● **Written exercise**: Print again only this span: the line with "Generate a standalone", the line with "const luzTicks=[6,8,10,12];", and all lines between them, exactly as given.

● **Records shown**:
▶

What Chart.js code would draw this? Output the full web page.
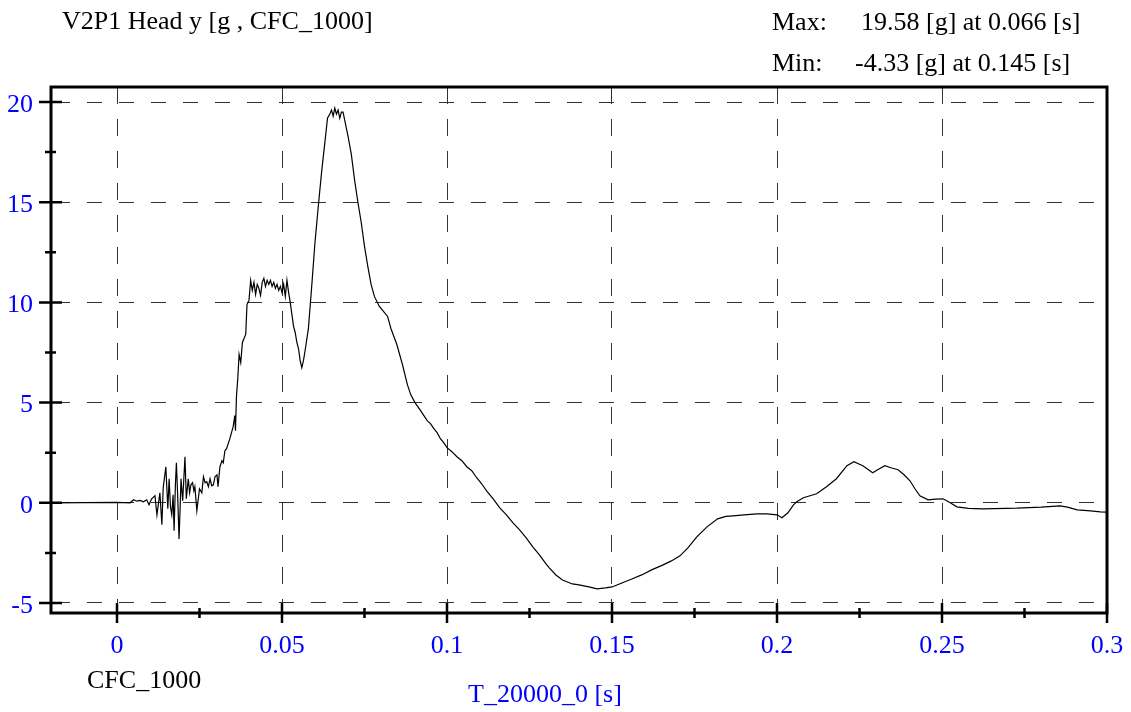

◀
▶

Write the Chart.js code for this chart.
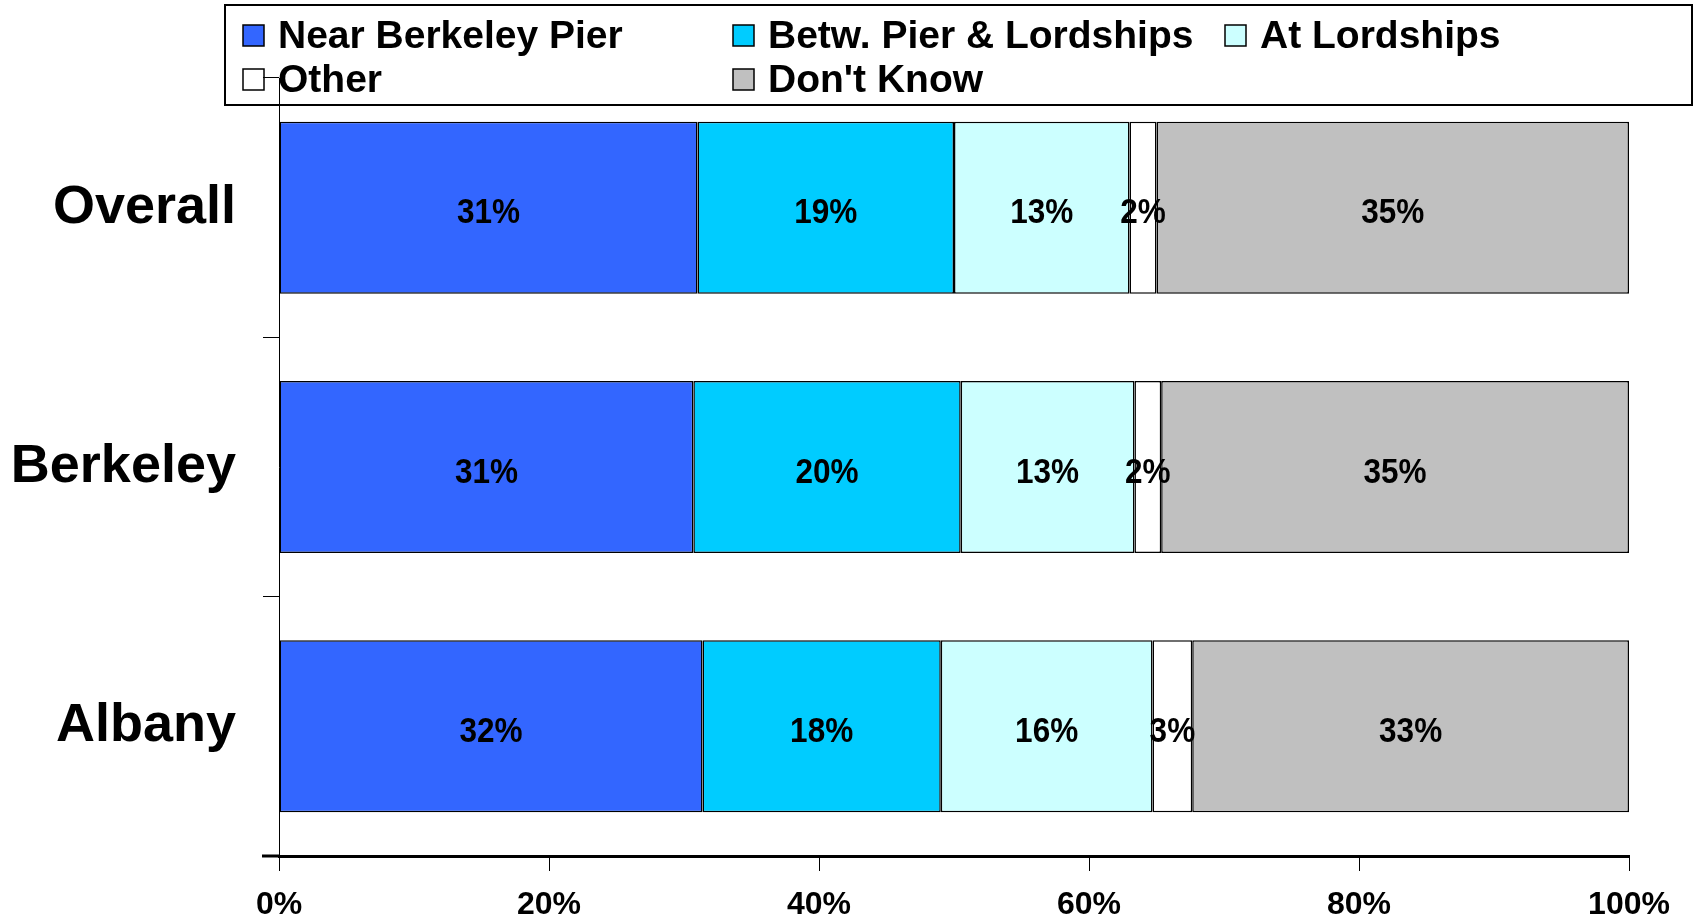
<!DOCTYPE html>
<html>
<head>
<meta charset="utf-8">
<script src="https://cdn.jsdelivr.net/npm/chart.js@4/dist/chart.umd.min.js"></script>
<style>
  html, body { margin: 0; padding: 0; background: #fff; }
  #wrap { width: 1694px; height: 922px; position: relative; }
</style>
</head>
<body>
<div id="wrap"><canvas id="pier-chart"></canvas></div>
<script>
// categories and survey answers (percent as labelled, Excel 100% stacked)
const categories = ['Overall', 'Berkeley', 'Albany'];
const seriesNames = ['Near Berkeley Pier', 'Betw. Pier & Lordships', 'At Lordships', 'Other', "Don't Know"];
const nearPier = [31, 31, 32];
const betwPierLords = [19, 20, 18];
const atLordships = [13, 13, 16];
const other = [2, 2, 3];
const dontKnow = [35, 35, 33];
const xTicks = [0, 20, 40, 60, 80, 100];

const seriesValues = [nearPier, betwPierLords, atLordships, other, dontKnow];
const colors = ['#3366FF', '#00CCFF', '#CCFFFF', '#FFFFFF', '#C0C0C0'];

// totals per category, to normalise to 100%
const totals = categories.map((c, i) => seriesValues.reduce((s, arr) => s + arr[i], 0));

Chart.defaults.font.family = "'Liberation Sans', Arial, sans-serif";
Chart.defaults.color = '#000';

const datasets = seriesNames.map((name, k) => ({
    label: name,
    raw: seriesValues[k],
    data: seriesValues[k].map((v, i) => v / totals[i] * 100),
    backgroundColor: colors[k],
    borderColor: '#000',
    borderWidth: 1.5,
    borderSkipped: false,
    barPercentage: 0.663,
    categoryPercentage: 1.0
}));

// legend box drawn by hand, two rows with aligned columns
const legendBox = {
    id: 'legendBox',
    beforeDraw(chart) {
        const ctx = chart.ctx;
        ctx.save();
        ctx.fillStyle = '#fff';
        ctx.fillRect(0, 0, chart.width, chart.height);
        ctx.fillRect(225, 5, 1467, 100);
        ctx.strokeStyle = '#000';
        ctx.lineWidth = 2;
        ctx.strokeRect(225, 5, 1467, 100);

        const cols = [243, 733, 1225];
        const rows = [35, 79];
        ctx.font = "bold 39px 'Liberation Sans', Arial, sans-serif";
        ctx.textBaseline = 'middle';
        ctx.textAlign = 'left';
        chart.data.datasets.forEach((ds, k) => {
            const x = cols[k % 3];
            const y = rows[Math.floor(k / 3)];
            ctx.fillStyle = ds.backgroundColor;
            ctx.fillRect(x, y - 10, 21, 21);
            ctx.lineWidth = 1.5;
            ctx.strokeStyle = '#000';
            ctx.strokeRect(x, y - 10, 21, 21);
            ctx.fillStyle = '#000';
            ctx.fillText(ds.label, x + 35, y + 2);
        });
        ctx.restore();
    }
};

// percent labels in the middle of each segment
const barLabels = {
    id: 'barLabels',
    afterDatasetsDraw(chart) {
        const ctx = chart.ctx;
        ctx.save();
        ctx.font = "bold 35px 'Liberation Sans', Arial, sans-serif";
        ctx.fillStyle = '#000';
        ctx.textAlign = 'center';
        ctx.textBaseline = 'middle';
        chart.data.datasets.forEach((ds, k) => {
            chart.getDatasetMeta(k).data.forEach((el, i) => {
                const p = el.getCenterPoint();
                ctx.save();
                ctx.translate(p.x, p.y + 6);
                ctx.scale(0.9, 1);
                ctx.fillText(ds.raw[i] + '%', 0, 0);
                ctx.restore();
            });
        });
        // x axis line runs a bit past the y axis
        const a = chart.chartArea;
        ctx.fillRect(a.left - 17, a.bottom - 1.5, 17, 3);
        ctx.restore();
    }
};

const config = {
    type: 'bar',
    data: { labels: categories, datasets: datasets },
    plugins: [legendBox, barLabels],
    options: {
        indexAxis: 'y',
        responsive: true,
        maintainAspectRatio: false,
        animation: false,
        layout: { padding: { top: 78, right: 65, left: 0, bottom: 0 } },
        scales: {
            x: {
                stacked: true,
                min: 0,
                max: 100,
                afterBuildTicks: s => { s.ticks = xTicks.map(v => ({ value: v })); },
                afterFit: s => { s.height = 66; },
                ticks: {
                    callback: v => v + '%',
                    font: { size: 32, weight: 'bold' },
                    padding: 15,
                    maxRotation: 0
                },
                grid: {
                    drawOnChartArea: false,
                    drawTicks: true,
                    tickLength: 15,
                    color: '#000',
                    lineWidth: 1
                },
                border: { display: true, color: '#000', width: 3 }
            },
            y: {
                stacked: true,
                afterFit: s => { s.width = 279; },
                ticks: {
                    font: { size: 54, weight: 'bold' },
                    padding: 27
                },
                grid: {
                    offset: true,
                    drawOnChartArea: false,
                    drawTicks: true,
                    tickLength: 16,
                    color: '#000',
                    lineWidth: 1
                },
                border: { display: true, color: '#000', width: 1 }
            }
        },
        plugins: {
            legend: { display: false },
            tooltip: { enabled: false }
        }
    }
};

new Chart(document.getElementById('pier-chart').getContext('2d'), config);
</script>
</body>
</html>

◀
▶

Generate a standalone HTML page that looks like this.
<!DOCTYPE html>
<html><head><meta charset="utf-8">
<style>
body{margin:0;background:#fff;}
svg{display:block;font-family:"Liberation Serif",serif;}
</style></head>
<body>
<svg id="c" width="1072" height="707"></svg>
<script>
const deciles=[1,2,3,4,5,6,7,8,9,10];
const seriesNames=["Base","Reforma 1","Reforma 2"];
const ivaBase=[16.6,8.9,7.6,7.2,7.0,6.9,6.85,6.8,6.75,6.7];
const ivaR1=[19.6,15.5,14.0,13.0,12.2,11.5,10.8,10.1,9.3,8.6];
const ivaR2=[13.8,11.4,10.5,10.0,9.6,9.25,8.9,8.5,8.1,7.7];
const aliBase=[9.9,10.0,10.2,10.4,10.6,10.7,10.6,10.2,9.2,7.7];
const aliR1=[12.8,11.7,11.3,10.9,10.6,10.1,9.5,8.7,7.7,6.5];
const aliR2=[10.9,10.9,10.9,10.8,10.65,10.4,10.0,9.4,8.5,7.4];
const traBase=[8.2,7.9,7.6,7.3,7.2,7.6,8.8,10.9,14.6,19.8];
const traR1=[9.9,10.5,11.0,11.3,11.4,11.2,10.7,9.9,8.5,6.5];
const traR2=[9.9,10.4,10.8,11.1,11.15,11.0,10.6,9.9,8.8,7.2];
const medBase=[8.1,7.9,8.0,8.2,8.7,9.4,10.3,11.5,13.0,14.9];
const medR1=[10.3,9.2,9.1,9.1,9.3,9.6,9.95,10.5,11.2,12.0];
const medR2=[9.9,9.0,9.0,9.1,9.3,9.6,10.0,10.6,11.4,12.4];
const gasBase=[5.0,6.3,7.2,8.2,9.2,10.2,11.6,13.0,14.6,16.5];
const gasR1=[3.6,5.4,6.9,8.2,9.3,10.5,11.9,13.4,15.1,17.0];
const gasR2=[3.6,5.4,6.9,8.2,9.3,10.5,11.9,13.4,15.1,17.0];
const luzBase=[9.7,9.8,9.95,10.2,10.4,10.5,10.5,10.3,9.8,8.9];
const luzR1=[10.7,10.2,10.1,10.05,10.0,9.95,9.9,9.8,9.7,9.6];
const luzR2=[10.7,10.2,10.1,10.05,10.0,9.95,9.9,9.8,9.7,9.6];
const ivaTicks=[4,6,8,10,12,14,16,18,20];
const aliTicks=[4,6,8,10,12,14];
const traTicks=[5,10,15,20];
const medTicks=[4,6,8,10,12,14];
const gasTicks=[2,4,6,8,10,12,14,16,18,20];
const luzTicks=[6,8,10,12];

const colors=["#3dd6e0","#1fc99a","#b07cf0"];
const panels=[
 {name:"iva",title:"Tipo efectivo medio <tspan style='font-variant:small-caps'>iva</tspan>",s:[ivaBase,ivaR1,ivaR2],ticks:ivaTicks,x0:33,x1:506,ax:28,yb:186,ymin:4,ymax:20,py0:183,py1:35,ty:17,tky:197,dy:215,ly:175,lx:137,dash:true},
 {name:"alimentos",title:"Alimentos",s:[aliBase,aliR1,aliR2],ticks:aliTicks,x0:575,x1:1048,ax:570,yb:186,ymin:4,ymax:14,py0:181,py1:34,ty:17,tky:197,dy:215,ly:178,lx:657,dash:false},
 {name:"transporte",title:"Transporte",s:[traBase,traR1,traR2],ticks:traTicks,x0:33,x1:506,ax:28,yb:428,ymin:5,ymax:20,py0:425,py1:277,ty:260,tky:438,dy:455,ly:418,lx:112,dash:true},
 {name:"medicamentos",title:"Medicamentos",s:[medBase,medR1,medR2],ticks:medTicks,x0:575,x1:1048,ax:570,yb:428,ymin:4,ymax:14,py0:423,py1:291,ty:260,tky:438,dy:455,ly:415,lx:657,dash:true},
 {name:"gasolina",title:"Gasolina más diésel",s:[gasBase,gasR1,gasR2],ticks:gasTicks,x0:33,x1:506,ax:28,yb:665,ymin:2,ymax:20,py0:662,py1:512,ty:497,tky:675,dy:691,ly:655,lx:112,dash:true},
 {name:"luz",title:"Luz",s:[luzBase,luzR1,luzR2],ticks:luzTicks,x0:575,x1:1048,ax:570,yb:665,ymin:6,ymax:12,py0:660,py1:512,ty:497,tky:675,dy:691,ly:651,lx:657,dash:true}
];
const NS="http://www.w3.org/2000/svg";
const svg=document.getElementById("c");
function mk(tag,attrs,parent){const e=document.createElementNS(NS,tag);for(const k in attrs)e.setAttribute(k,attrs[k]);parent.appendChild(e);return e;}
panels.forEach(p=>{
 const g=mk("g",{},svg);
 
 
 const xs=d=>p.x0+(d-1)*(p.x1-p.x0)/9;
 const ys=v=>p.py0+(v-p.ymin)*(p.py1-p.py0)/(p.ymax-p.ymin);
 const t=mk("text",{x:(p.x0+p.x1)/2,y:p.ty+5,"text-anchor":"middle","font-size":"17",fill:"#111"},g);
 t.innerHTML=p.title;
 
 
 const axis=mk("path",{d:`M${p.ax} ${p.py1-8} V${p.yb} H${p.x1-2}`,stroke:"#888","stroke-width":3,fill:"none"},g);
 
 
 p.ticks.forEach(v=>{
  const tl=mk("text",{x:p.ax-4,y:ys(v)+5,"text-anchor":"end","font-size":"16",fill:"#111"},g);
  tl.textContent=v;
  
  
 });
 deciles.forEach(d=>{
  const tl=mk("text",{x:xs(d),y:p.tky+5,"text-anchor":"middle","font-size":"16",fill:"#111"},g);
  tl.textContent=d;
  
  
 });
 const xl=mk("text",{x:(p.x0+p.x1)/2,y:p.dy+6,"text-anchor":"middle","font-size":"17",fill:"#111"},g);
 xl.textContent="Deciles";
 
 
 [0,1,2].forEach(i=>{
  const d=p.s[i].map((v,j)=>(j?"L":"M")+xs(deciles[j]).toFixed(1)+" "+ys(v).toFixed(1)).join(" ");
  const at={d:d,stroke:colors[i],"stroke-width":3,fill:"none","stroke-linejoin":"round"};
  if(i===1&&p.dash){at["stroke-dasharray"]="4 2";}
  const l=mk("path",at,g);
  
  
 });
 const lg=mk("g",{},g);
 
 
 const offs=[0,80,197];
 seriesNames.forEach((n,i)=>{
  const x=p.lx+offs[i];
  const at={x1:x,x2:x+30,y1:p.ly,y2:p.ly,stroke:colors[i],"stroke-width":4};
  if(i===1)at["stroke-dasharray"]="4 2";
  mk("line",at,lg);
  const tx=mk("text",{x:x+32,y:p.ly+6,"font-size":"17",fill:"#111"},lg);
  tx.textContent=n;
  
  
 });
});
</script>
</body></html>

◀

● **Finished exercise**:
Generate a standalone HTML page that looks like this.
<!DOCTYPE html>
<html><head><meta charset="utf-8">
<style>
body{margin:0;background:#fff;}
svg{display:block;font-family:"Liberation Serif",serif;}
</style></head>
<body>
<svg id="c" width="1072" height="707"></svg>
<script>
const deciles=[1,2,3,4,5,6,7,8,9,10];
const seriesNames=["Base","Reforma 1","Reforma 2"];
const ivaBase=[16.6,8.9,7.6,7.2,7.0,6.9,6.85,6.8,6.75,6.7];
const ivaR1=[19.6,15.5,14.0,13.0,12.2,11.5,10.8,10.1,9.3,8.6];
const ivaR2=[13.8,11.4,10.5,10.0,9.6,9.25,8.9,8.5,8.1,7.7];
const aliBase=[9.9,10.0,10.2,10.4,10.6,10.7,10.6,10.2,9.2,7.7];
const aliR1=[12.8,11.7,11.3,10.9,10.6,10.1,9.5,8.7,7.7,6.5];
const aliR2=[10.9,10.9,10.9,10.8,10.65,10.4,10.0,9.4,8.5,7.4];
const traBase=[8.2,7.9,7.6,7.3,7.2,7.6,8.8,10.9,14.6,19.8];
const traR1=[9.9,10.5,11.0,11.3,11.4,11.2,10.7,9.9,8.5,6.5];
const traR2=[9.9,10.4,10.8,11.1,11.15,11.0,10.6,9.9,8.8,7.2];
const medBase=[8.1,7.9,8.0,8.2,8.7,9.4,10.3,11.5,13.0,14.9];
const medR1=[10.3,9.2,9.1,9.1,9.3,9.6,9.95,10.5,11.2,12.0];
const medR2=[9.9,9.0,9.0,9.1,9.3,9.6,10.0,10.6,11.4,12.4];
const gasBase=[5.0,6.3,7.2,8.2,9.2,10.2,11.6,13.0,14.6,16.5];
const gasR1=[3.6,5.4,6.9,8.2,9.3,10.5,11.9,13.4,15.1,17.0];
const gasR2=[3.6,5.4,6.9,8.2,9.3,10.5,11.9,13.4,15.1,17.0];
const luzBase=[9.7,9.8,9.95,10.2,10.4,10.5,10.5,10.3,9.8,8.9];
const luzR1=[10.7,10.2,10.1,10.05,10.0,9.95,9.9,9.8,9.7,9.6];
const luzR2=[10.7,10.2,10.1,10.05,10.0,9.95,9.9,9.8,9.7,9.6];
const ivaTicks=[4,6,8,10,12,14,16,18,20];
const aliTicks=[4,6,8,10,12,14];
const traTicks=[5,10,15,20];
const medTicks=[4,6,8,10,12,14];
const gasTicks=[2,4,6,8,10,12,14,16,18,20];
const luzTicks=[6,8,10,12];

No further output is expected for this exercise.